[Lustre-discuss] Lustre directory sizes - fast "du"

Thu Sep 4 10:55:21 PDT 2008

> Hi all, since our users have managed to write several TBs to
> Lustre by now, they sometimes would like to know what and how
> much there is in their directories. Is there any smarter way
> to find out than to do a "du -hs <dirname>" and wait for 30min
> for the 12TB-answer ?

If you have any patches that speed up the fetching of (what are
likely to be) millions of records from random places on a disk
very quickly, and also speed up the latency of the associated
network roundtrips please let us know :-).

Recent Lustre version try at least to amortize the roundtrip
cost by prefetching metadata, which may work.

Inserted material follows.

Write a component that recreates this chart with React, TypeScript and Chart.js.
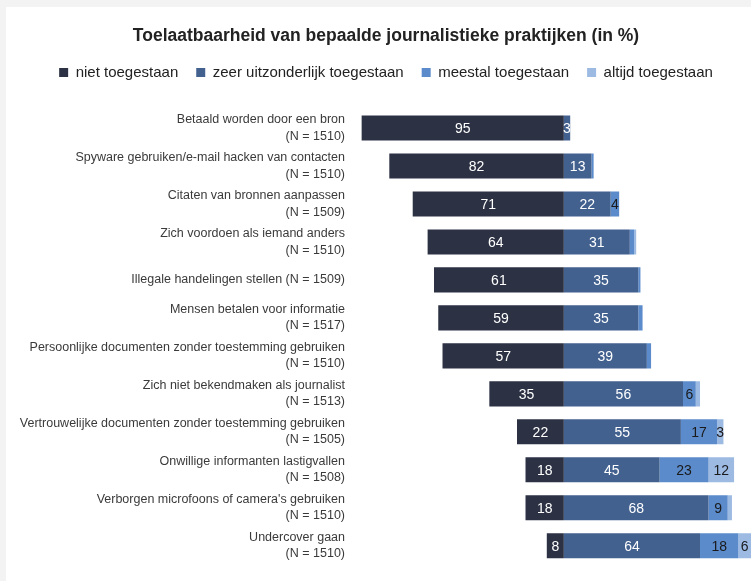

Another way to help might be to put the MDTs on the lowest
latency disks you can find on a system with very very large
amounts of RAM.

It may be worth looking at recent flash SSDs for the MDTs, as
they have very very low latency.

> I've already told them to substitute "ls -l" by "find -type f
> -exec ls -l {};", although I'm not too sure about that either.

That's crazy. Even if you have directories with really large
number of files, which is crazy in itself.

Lustre scales *data* fairly well, *metadata* scales a lot less
well, and that's because scaling metadata is a huge research
problem.

I see a number of similarly crazy or much worse questions in the
XFS mailing list too. The craziest ones are from the vast number
of those who think that file systems are database managers, and
files can be used as records.

In some way thyings like Linux and Lustre or XFS make building
large scale storage projects too easy, bringing difficult issues
down in cost and complexity to the level of many who can't quite
realize the import of what they are doing.